To younger Americans, the idea that contraceptives might not be available sounds too far-fetched to even contemplate. After all, you can buy a package of condoms at any 7-11. But the fight is no longer about condoms. Especially for women in monogamous relationships (for whom the risk of STDs are low), it’s about the more expensive and more efficient forms of birth control—the pill, IUDs, implants, shots, patches, and even sterilization. These are the methods commonly covered by insurance plans, and it’s here that the bishops are making their assault.
The bishops are lobbying for a federal law that would allow any employer at any type of business, religious or secular, to deny birth control coverage to all employees if he or she is personally offended by it on religious grounds.

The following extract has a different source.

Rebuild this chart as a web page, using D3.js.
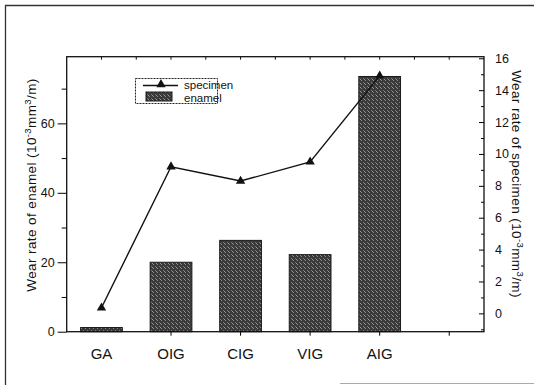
<!DOCTYPE html>
<html><head><meta charset="utf-8">
<script src="https://cdn.jsdelivr.net/npm/d3@7"></script>
<style>body{margin:0;background:#fff}svg{display:block}text{font-family:"Liberation Sans",Arial,sans-serif;fill:#111}</style>
</head><body><svg id="c" width="534" height="385"></svg>
<script>
const categories = ["GA","OIG","CIG","VIG","AIG"];
const slots = ["GA","OIG","CIG","VIG","AIG","_"];
const enamel = [1.2, 20.0, 26.3, 22.2, 73.5];
const specimen = [0.35, 9.2, 8.3, 9.5, 14.9];
const leftTicks = [0,20,40,60];
const rightTicks = [0,2,4,6,8,10,12,14,16];

const svg = d3.select("#c");
const L=66.7, R=484, T=56.7, B=331.7;
const x = d3.scaleBand().domain(slots).range([L,R]).padding(0);
const yL = d3.scaleLinear().domain([0,79.2]).range([B,T]);
const yR = d3.scaleLinear().domain([-1.15,16.1]).range([B,T]);

// outer figure frame
svg.append("path").attr("d","M5.5,385 L5.5,5.5 L534,5.5").attr("fill","none").attr("stroke","#333").attr("stroke-width",1.3);
svg.append("line").attr("x1",340).attr("x2",534).attr("y1",383.5).attr("y2",383.5).attr("stroke","#aaa").attr("stroke-width",1);

// bars
const tex = svg.append("defs").append("pattern").attr("id","tex").attr("width",4).attr("height",4).attr("patternUnits","userSpaceOnUse");
tex.append("rect").attr("width",4).attr("height",4).attr("fill","#3a3a3a");
tex.append("rect").attr("x",1).attr("y",0).attr("width",1).attr("height",1).attr("fill","#8a8a8a");
tex.append("rect").attr("x",3).attr("y",2).attr("width",1).attr("height",1).attr("fill","#777");
tex.append("rect").attr("x",0).attr("y",3).attr("width",1).attr("height",1).attr("fill","#999");
const bw = x.bandwidth()*0.6;
svg.selectAll(".bar").data(categories).enter().append("rect")
  .attr("x",d=>x(d)+x.bandwidth()/2-bw/2).attr("width",bw)
  .attr("y",(d,i)=>yL(enamel[i])).attr("height",(d,i)=>B-yL(enamel[i]))
  .attr("fill","url(#tex)").attr("stroke","#1a1a1a").attr("stroke-width",1);

// frame
svg.append("rect").attr("x",L).attr("y",T).attr("width",R-L).attr("height",B-T).attr("fill","none").attr("stroke","#111").attr("stroke-width",1.3);

// left axis
const gl = svg.append("g").attr("transform",`translate(${L},0)`)
  .call(d3.axisLeft(yL).tickValues(leftTicks).tickSize(9).tickPadding(3).tickFormat(d3.format("d")));
gl.select(".domain").remove();
gl.selectAll("text").style("font-size","12.5px");
svg.append("g").attr("transform",`translate(${L},0)`)
  .call(d3.axisLeft(yL).tickValues([10,30,50,70]).tickSize(5).tickFormat(""))
  .select(".domain").remove();

// right axis
const gr = svg.append("g").attr("transform",`translate(${R},0)`)
  .call(d3.axisRight(yR).tickValues(rightTicks).tickSize(-5).tickPadding(11).tickFormat(d3.format("d")));
gr.select(".domain").remove();
gr.selectAll("text").style("font-size","12.5px");
svg.append("g").attr("transform",`translate(${R},0)`)
  .call(d3.axisRight(yR).tickValues(d3.range(-1,16,2)).tickSize(-3).tickFormat(""))
  .select(".domain").remove();

// bottom axis
const gb = svg.append("g").attr("transform",`translate(0,${B})`)
  .call(d3.axisBottom(x).tickValues(slots.slice(1)).tickSize(4).tickFormat(""));
gb.select(".domain").remove();
categories.forEach(c=>{
  svg.append("text").attr("x",x(c)+x.bandwidth()/2).attr("y",359).attr("text-anchor","middle").style("font-size","15px").text(c);
});
// top small ticks
const topTicks = d3.range(1,12).map(k=>L+k*x.bandwidth()/2);
svg.selectAll(".tt").data(topTicks).enter().append("line")
  .attr("x1",d=>d).attr("x2",d=>d).attr("y1",T).attr("y2",T+3).attr("stroke","#111");

// specimen line
const line = d3.line().x((d,i)=>x(categories[i])+x.bandwidth()/2).y(d=>yR(d));
svg.append("path").datum(specimen).attr("d",line).attr("fill","none").attr("stroke","#111").attr("stroke-width",1.4);
const tri = d3.symbol().type(d3.symbolTriangle).size(38);
svg.selectAll(".pt").data(specimen).enter().append("path").attr("d",tri)
  .attr("transform",(d,i)=>`translate(${x(categories[i])+x.bandwidth()/2},${yR(d)})`).attr("fill","#111");

// axis titles
const sup = 'Wear rate of enamel (10<tspan dy="-5" font-size="9.5">-3</tspan><tspan dy="5">mm</tspan><tspan dy="-5" font-size="9.5">3</tspan><tspan dy="5">/m)</tspan>';
svg.append("text").attr("transform","translate(36,185) rotate(-90)").attr("text-anchor","middle").style("font-size","13.5px").style("letter-spacing","0.4px")
  .html(sup);
svg.append("text").attr("transform","translate(512,184) rotate(90)").attr("text-anchor","middle").style("font-size","13.5px").style("letter-spacing","0.4px")
  .html('Wear rate of specimen (10<tspan dy="-5" font-size="9.5">-3</tspan><tspan dy="5">mm</tspan><tspan dy="-5" font-size="9.5">3</tspan><tspan dy="5">/m)</tspan>');

// legend
svg.append("rect").attr("x",135.5).attr("y",78.5).attr("width",82).attr("height",25).attr("fill","#fff").attr("stroke","#222").attr("stroke-dasharray","2,1");
svg.append("line").attr("x1",143).attr("x2",178).attr("y1",85.5).attr("y2",85.5).attr("stroke","#111").attr("stroke-width",1.4);
svg.append("path").attr("d",tri).attr("transform","translate(161,84.5)").attr("fill","#111");
svg.append("rect").attr("x",146).attr("y",92).attr("width",26).attr("height",9).attr("fill","url(#tex)").attr("stroke","#1a1a1a");
svg.append("text").attr("x",184).attr("y",88.5).style("font-size","11.5px").text("specimen");
svg.append("text").attr("x",184).attr("y",101.5).style("font-size","11.5px").text("enamel");
</script></body></html>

If the church has its way, your reproductive rights could hinge on where your boss goes to church.
We may be far away from the days when the police dragged Bill Baird off for publicly displaying birth control devices. But if current trends continue, we may be very close to a day when millions of Americans lose access to a healthcare option they often take for granted.
Humanists like Baird led the fight to decriminalize birth control, a battle that improved the lives of people nationwide. With that right increasingly under attack, humanists once again need to step up and make it clear that access to safe, affordable, and effective contraception is a fundamental human right.